▶ _Written problem_: Copy exactly the lines from the one containing "Clone this chart in matplotlib." through the one containing "from matplotlib.patches import Rectangle", both included, and leave out any pictures.

## START Records to process

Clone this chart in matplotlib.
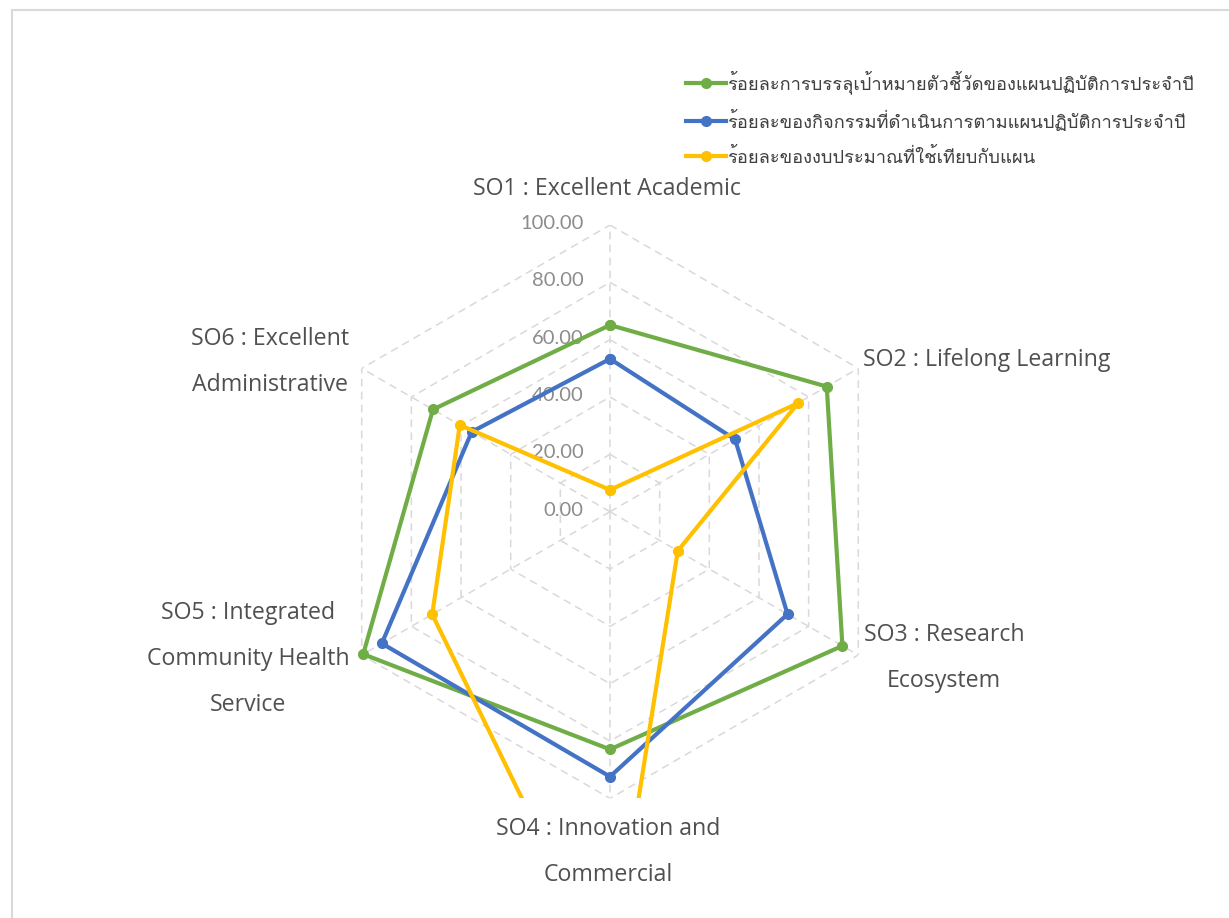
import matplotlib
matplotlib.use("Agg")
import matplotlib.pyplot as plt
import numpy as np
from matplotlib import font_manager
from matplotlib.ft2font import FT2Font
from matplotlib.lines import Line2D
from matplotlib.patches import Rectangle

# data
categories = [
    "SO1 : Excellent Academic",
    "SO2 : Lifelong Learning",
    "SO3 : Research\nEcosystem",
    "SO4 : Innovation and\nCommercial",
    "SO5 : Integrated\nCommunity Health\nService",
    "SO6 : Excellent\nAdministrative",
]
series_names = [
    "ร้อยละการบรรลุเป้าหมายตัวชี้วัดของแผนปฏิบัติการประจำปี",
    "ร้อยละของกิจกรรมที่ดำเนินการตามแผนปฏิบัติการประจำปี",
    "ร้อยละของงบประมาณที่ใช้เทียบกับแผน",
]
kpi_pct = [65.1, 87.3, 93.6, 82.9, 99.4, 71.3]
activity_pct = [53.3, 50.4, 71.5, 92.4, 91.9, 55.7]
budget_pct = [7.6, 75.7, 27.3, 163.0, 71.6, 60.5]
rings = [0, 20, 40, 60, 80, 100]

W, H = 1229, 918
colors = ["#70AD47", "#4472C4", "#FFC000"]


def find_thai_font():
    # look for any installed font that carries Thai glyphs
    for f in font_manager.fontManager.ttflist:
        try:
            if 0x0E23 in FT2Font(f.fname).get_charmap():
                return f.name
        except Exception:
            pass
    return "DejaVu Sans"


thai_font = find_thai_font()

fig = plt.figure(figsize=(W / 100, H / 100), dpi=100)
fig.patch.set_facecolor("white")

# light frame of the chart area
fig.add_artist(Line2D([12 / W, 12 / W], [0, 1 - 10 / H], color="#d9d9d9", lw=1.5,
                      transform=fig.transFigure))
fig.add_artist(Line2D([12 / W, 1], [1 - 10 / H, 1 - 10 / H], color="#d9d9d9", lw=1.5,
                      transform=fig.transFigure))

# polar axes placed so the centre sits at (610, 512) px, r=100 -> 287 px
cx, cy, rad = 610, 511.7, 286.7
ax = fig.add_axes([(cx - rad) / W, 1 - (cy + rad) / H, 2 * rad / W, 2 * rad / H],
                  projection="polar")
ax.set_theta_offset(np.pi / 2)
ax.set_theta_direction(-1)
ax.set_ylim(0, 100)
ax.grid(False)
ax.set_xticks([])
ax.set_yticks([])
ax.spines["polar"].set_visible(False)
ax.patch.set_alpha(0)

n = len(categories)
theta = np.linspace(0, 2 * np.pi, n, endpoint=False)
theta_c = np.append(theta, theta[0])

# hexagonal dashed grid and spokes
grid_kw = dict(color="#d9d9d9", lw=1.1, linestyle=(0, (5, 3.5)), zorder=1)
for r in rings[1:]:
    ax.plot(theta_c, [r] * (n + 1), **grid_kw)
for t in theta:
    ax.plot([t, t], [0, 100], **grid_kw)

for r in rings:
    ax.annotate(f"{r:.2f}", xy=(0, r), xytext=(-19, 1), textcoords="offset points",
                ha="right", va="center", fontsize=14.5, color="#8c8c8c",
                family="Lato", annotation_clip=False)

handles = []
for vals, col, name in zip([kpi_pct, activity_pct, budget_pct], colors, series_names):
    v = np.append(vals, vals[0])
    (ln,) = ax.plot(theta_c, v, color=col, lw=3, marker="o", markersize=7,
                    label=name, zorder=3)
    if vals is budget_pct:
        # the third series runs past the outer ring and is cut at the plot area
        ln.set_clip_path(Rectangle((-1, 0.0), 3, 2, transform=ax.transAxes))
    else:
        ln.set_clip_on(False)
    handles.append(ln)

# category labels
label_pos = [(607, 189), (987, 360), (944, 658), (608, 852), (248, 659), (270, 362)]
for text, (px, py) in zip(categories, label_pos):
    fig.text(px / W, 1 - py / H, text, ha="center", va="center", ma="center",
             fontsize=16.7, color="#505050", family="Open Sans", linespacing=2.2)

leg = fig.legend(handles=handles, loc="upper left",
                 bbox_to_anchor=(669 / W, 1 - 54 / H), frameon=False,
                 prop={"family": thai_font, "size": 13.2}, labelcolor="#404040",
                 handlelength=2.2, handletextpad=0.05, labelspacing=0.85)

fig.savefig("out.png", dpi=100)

## END Records to process
## START Records to process

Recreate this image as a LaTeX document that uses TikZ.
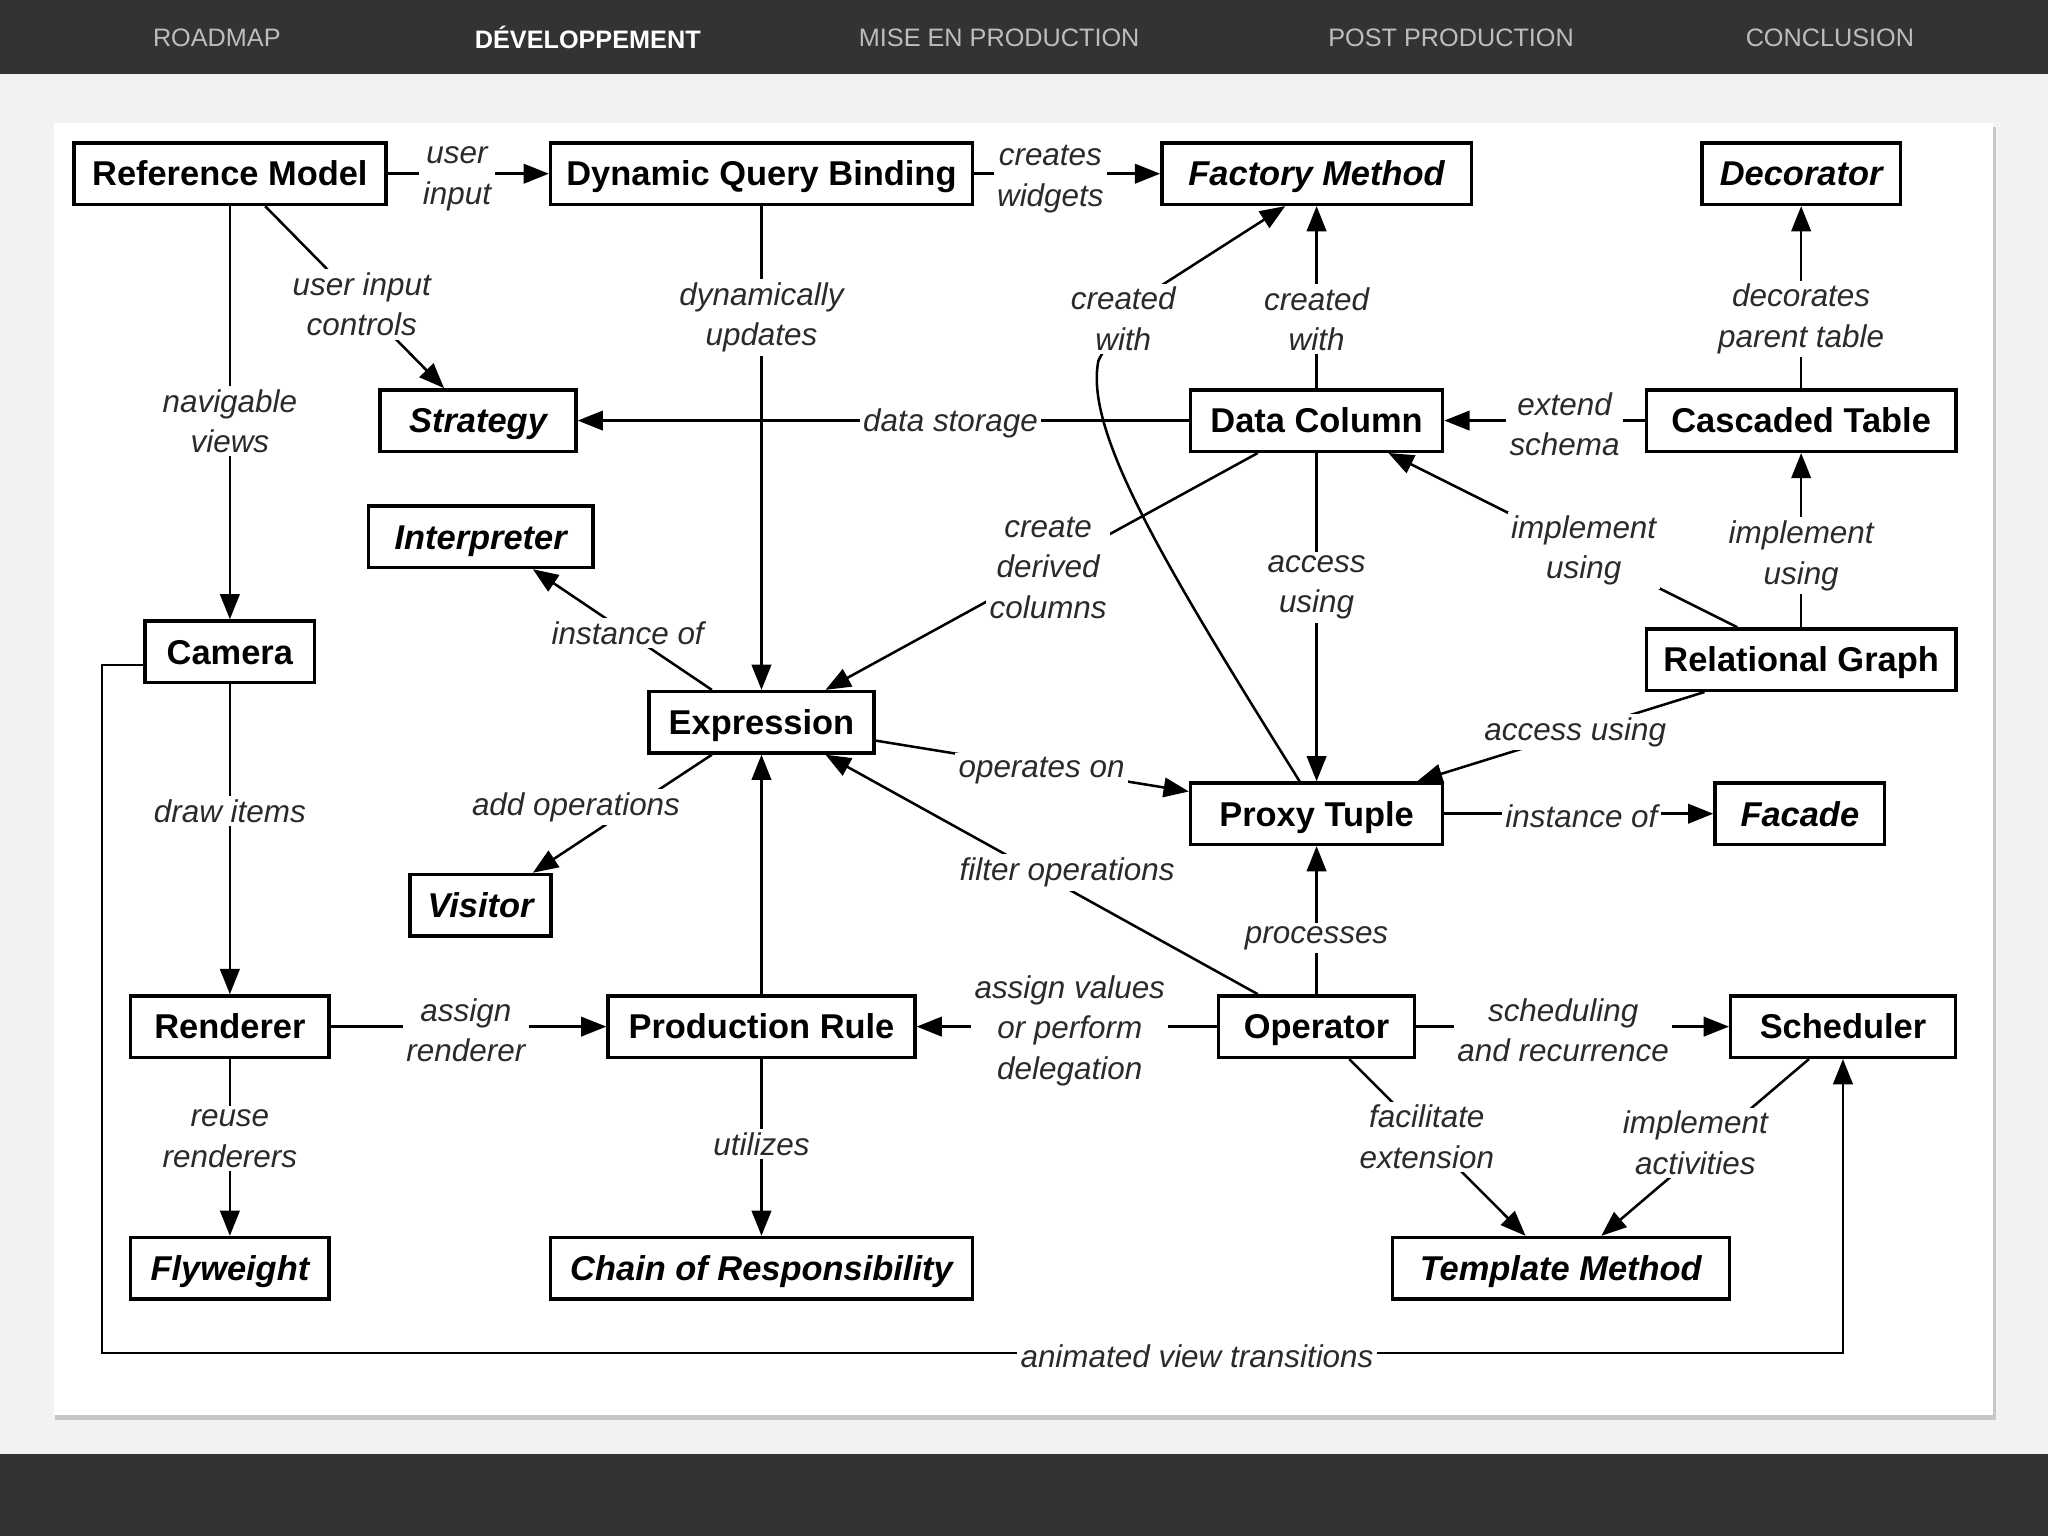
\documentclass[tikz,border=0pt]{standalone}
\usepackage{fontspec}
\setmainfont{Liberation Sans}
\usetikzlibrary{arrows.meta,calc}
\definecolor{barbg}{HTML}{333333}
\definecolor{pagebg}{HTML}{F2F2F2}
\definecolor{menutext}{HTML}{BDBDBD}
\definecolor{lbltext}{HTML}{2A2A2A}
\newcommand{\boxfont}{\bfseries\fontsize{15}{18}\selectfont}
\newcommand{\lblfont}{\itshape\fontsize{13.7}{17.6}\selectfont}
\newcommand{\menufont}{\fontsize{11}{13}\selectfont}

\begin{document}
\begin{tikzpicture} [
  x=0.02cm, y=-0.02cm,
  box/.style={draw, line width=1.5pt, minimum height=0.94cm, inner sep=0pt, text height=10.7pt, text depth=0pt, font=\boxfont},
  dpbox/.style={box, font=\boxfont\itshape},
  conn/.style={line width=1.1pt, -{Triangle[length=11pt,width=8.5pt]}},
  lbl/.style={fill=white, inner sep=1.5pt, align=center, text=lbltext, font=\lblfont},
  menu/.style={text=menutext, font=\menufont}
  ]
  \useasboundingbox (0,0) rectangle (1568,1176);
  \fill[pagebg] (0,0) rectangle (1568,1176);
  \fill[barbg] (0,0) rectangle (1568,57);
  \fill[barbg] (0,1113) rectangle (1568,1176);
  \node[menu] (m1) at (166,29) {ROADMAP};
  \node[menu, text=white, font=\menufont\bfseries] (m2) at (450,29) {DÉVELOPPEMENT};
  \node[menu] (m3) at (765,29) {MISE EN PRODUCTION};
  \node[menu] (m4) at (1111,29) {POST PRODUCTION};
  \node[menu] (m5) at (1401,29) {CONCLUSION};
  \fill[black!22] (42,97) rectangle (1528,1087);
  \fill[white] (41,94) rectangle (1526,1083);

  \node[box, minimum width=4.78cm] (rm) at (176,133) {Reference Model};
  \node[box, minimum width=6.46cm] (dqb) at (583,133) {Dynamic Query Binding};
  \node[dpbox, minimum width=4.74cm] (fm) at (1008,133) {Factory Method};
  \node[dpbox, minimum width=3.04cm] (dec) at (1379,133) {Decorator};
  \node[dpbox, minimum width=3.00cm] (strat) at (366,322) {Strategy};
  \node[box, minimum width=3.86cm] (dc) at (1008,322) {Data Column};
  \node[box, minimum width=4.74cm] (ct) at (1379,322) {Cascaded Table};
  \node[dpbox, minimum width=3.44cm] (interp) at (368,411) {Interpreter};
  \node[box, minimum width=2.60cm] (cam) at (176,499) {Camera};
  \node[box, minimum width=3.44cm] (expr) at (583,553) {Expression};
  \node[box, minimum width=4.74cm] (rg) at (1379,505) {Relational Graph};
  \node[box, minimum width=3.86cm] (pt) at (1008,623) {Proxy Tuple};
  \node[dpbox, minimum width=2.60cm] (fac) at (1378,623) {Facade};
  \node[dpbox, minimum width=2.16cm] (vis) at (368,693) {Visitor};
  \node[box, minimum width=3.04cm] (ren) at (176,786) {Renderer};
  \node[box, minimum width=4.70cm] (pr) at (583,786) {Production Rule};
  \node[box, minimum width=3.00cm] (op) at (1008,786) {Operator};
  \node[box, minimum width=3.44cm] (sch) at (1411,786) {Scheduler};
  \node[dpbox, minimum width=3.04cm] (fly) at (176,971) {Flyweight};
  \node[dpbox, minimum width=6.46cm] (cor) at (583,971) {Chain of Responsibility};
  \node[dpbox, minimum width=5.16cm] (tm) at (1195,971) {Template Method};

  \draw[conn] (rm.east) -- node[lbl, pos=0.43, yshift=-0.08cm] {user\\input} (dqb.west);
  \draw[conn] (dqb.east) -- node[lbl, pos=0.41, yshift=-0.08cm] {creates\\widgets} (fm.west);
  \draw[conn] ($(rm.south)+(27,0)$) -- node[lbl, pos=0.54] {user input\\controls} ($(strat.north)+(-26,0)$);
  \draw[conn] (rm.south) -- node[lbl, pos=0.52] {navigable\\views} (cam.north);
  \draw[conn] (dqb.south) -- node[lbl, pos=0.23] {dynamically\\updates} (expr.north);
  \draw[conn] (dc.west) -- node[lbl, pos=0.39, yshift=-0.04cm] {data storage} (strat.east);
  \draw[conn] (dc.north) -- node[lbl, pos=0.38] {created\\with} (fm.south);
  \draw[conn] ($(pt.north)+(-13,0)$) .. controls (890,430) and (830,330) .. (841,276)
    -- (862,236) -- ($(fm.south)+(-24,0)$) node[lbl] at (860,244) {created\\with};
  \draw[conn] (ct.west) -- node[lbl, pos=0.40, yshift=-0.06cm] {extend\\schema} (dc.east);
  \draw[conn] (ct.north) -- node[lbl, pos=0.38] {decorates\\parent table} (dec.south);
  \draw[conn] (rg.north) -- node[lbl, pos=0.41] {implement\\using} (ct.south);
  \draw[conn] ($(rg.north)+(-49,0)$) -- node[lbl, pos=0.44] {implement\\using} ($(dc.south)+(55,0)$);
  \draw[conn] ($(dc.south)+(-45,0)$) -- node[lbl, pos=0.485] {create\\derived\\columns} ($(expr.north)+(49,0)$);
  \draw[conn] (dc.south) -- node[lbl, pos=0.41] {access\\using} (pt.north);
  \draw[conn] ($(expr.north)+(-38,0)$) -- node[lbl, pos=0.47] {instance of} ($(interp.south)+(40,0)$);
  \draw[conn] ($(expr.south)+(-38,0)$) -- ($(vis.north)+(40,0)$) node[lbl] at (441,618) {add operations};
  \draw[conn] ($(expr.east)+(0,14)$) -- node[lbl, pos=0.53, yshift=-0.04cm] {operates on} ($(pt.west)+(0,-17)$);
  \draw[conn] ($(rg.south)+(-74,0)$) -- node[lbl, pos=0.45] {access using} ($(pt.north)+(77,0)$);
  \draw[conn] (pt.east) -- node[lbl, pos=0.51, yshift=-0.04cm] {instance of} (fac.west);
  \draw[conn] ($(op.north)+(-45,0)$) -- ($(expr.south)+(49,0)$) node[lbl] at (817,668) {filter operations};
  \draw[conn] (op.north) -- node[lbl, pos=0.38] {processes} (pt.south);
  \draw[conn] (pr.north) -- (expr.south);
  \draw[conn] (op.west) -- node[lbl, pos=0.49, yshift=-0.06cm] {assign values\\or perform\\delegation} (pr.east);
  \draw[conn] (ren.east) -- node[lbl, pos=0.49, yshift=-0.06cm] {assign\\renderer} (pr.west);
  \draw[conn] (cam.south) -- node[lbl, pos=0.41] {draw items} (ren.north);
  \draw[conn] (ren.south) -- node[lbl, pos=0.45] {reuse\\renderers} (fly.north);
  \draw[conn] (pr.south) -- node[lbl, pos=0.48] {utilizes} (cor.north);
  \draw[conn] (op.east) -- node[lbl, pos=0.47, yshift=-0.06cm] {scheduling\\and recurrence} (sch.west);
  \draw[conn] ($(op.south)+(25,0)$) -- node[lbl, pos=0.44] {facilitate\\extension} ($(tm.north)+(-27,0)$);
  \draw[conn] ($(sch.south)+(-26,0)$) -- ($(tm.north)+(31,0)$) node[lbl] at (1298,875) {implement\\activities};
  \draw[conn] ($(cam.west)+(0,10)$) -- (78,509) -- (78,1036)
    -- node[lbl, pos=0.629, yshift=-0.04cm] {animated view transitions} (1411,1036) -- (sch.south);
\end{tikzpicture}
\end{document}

## END Records to process

▶ _Problem solution_:
Clone this chart in matplotlib.
import matplotlib
matplotlib.use("Agg")
import matplotlib.pyplot as plt
import numpy as np
from matplotlib import font_manager
from matplotlib.ft2font import FT2Font
from matplotlib.lines import Line2D
from matplotlib.patches import Rectangle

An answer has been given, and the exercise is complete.